Tierney: GOP = The Party of Pain

I hope you're sitting down. For once in his life, NY Times columnist John Tierney gets it right correct.

The Party of Pain
By John Tierney

As the baby boomers age, more and more Americans will either be enduring chronic pain or taking care of someone in pain. The Republican Party has been reaching out to them with a two-step plan:

1. Do not give patients medicine to ease their pain.

2. If they are in great pain and near death, do not let them put an end to their misery.

The Republicans have been so determined to become the Pain Party that they’ve brushed aside their traditional belief in states’ rights. The Bush administration wants lawyers in Washington and federal prosecutors with no medical training to tell doctors how to treat patients.

As attorney general, John Ashcroft decided that Oregon’s law allowing physician-assisted suicide violated the federal Controlled Substances Act because he didn’t consider this use of drugs to be a “legitimate medical purpose.” Karen Tandy, the head of the Drug Enforcement Administration, has been using this same legal theory to decree how doctors should medicate patients with pain, and those who disagree with her medical judgment can be sent to prison.
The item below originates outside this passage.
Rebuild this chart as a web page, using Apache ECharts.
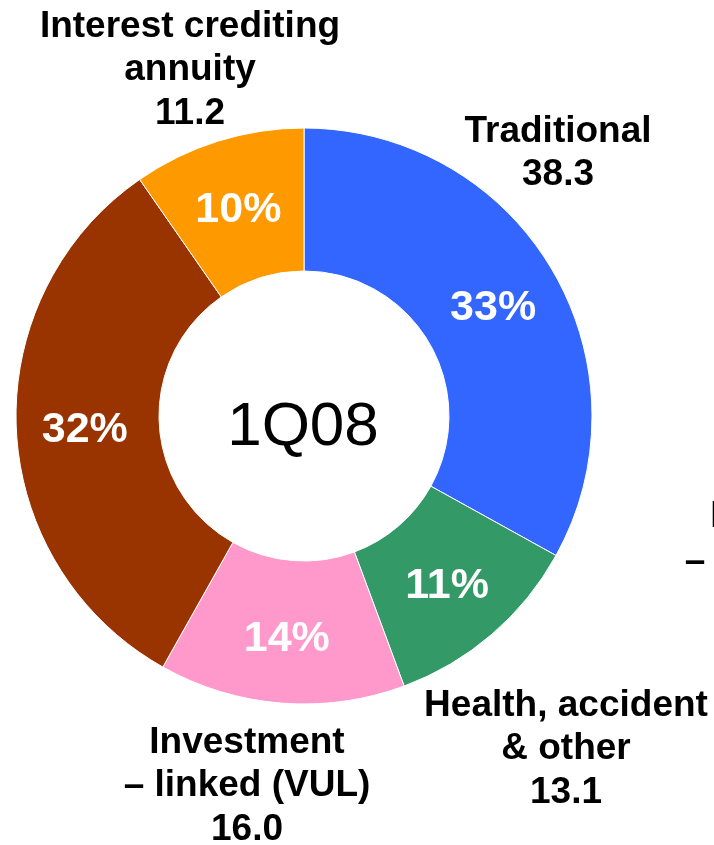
<!DOCTYPE html>
<html>
<head>
<meta charset="utf-8">
<script src="https://cdn.jsdelivr.net/npm/echarts@6/dist/echarts.min.js"></script>
<style>
  html, body { margin: 0; padding: 0; background: #fff; }
  #chart { width: 714px; height: 845px; }
</style>
</head>
<body>
<div id="chart"></div>
<script>
// 数据
const categories = [
  'Traditional',
  'Health, accident\n& other',
  'Investment\n– linked (VUL)',
  'Investment\n– linked (non-VUL)',
  'Interest crediting\nannuity'
];
const values = [38.3, 13.1, 16.0, 37.3, 11.2];
const colors = ['#3366FF', '#339966', '#FF99CC', '#993300', '#FF9900'];
const showOuterLabel = [true, true, true, false, true];
const periodLabel = '1Q08';

// 外部标签位置 (中心x, 顶部y)
const labelPos = [
  [558, 110],
  [566, 684],
  [247, 721],
  null,
  [190, 5]
];

const fontFamily = '"Liberation Sans", Arial, sans-serif';

const chart = echarts.init(document.getElementById('chart'));

const outerLabels = [];
categories.forEach((name, i) => {
  if (!showOuterLabel[i]) return;
  outerLabels.push({
    type: 'text',
    x: labelPos[i][0],
    y: labelPos[i][1],
    style: {
      text: name + '\n' + values[i].toFixed(1),
      fill: '#000',
      font: 'bold 37px ' + fontFamily,
      align: 'center',
      verticalAlign: 'top',
      lineHeight: 43.5
    }
  });
});

// 右侧被裁切的邻图标签
outerLabels.push({
  type: 'text',
  x: 808,
  y: 494,
  style: {
    text: categories[2],
    fill: '#000',
    font: 'bold 37px ' + fontFamily,
    align: 'center',
    verticalAlign: 'top',
    lineHeight: 45
  }
});

// 中心文字
outerLabels.push({
  type: 'text',
  x: 303,
  y: 428,
  style: {
    text: periodLabel,
    fill: '#000',
    font: '62px ' + fontFamily,
    align: 'center',
    verticalAlign: 'middle'
  }
});

chart.setOption({
  animation: false,
  backgroundColor: '#fff',
  graphic: outerLabels,
  series: [
    {
      type: 'pie',
      center: [304, 416],
      radius: [145, 288],
      startAngle: 90,
      clockwise: true,
      avoidLabelOverlap: false,
      itemStyle: {
        borderColor: '#fff',
        borderWidth: 1
      },
      label: {
        show: true,
        position: 'inside',
        color: '#fff',
        fontFamily: fontFamily,
        fontWeight: 'bold',
        fontSize: 43,
        offset: [0, 4],
        formatter: p => Math.round(p.percent) + '%'
      },
      labelLine: { show: false },
      emphasis: { disabled: true },
      data: categories.map((name, i) => ({
        name: name,
        value: values[i],
        itemStyle: { color: colors[i] }
      }))
    }
  ]
});
</script>
</body>
</html>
You know Republicans have lost their bearings when they need a lesson in states’ rights from Janet Reno, who considered the Oregon law when she was attorney general. For the federal government to decide what constituted legitimate medicine, she wrote, would wrongly “displace the states as the primary regulators of the medical profession.”

[. . .]

As noted in The New England Journal of Medicine this month, the D.E.A. has made doctors reluctant to give opioids to desperately ill patients, even when these drugs are the most effective pain treatment. The article warned that a victory for the Bush administration in the Oregon case, besides affecting terminally ill patients in Oregon, could cause doctors across the country to “abandon patients and their families in their moment of greatest need.”

The Supreme Court’s decision is a victory for patients and their doctors – including, I hope, some of the ones in prison for violating the federal legal theory that has now been rejected by the court. The doctors should go free, and Republicans in the White House and Congress should restrain the drug warriors who locked them up. When this year’s budget is drawn up, it’s the D.E.A.’s turn to feel pain.